El café es negro, exclamó otro, y su grano, cuando se tuesta, parece fango. Mahoma prohibía comer fango, y por tanto el café estaba también prohibido. Y aun hubo otro que argumentó diciendo que, puesto que el fuego purifica, el proceso de tostar el grano no lo embrutece, sino que elimina cualesquier impurezas que pudiera tener. Al cabo, no fueron capaces de decidir si debían o no prohibir el café y lo declararon mekruh, indeseable.

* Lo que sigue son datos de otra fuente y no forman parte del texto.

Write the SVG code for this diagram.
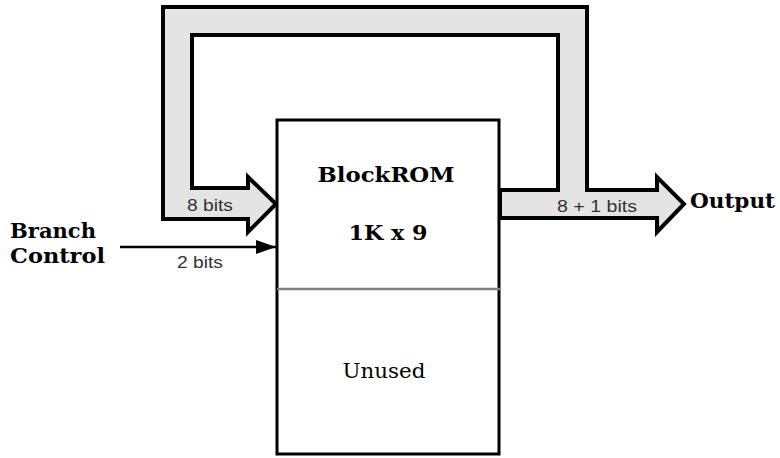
<svg xmlns="http://www.w3.org/2000/svg" width="780" height="458" viewBox="0 0 780 458">
<defs>
<style>
.lbl{font-family:"DejaVu Serif","Liberation Serif",serif;font-size:20px;fill:#000}
.b{font-weight:bold}
.small{font-family:"Liberation Sans",Arial,sans-serif;font-size:16px;fill:#333}
</style>
<marker id="ah" markerWidth="20" markerHeight="14" refX="20" refY="7" orient="auto" markerUnits="userSpaceOnUse">
<path d="M0,0 L20,7 L0,14 Z" fill="#000"/>
</marker>
</defs>
<rect width="780" height="458" fill="#fff"/>
<g id="connectors">
<path id="bus" d="M163,7 L587,7 L587,190 L657,190 L657,177 L684,204 L657,232 L657,218 L500,218 L500,190 L558,190 L558,35 L192,35 L192,188 L248,188 L248,177 L276,204 L248,232 L248,219 L163,219 Z" fill="#e4e4e4" stroke="#000" stroke-width="4" stroke-linejoin="miter"/>
<line x1="120" y1="247" x2="276" y2="247" stroke="#000" stroke-width="2.5" marker-end="url(#ah)"/>
<text class="small" x="210" y="211" text-anchor="middle" textLength="46" lengthAdjust="spacingAndGlyphs">8 bits</text>
<text class="small" x="597" y="212" text-anchor="middle" textLength="80" lengthAdjust="spacingAndGlyphs">8 + 1 bits</text>
<text class="small" x="200" y="268" text-anchor="middle" textLength="46" lengthAdjust="spacingAndGlyphs">2 bits</text>
</g>
<g id="blockrom">
<rect x="277" y="120" width="222" height="334" fill="#fff" stroke="#000" stroke-width="3"/>
<line x1="277" y1="289" x2="501" y2="289" stroke="#808080" stroke-width="2.5"/>
<text class="lbl b" x="386" y="182" text-anchor="middle" textLength="137" lengthAdjust="spacingAndGlyphs">BlockROM</text>
<text class="lbl b" x="388" y="240" text-anchor="middle" textLength="79" lengthAdjust="spacingAndGlyphs">1K x 9</text>
<text class="lbl" x="384" y="378" text-anchor="middle" textLength="83" lengthAdjust="spacingAndGlyphs">Unused</text>
</g>
<g id="branch-control">
<text class="lbl b" x="10" y="238" textLength="86" lengthAdjust="spacingAndGlyphs">Branch</text>
<text class="lbl b" x="10" y="263" textLength="95" lengthAdjust="spacingAndGlyphs">Control</text>
</g>
<g id="output">
<text class="lbl b" x="690" y="208" textLength="85" lengthAdjust="spacingAndGlyphs">Output</text>
</g>
</svg>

Por supuesto, se engañaban. El café no es sino cosa deseable. Todo hombre desea el poder que este otorga, y cuando apareció, hubo hombres que desearon la riqueza que podía reportarles. Uno de estos, ciertamente, fue Miguel Lienzo, benefactor mío en mis años mozos. Cuánta bondad manifestó para con mi familia, previniéndonos en contra de la Inquisición cuando nadie pensaba en salvarnos. ¿Lo hizo a cambio de algún beneficio? No, no hubo beneficio alguno. ¿Actuó por amor? Apenas si nos conocía. Lo hizo, así lo creo, porque es un hombre recto y se regocija desbaratando los planes de los malfactores.

Yo no tenía ningún deseo de incomodarlo, de suerte que cuando entablé amistad con él en Amsterdam, no lo abochorné recordando el bien que había hecho a mi familia. En lugar de eso, hacía algunos pequeños negocios con él, lo acompañaba en tabernas y comedores, y estudiaba con él en la Talmud Torá.

Cuando lo veía, hablábamos de temas de poca importancia. Y entonces un día me confesó que pensaba entrar en el negocio del café. Yo sabía del café por los años que había vivido en el Oriente. Sabía que el hombre que bebe café es el doble de fuerte, el doble de sabio y el doble de astuto que el hombre que de él se abstiene. Sabía que el café abre puertas en la mente.

Y sabía de otros asuntos también. Sabía cosas que aún no estaba preparado para revelar a mi amigo el senhor Lienzo. Y no porque deseara su fracaso, oh, no. Nada parecido. Si guardé para mí mis secretos fue porque quería que triunfara, y tenía muchas razones para pensar que aquella nueva empresa del café era justo lo que yo necesitaba.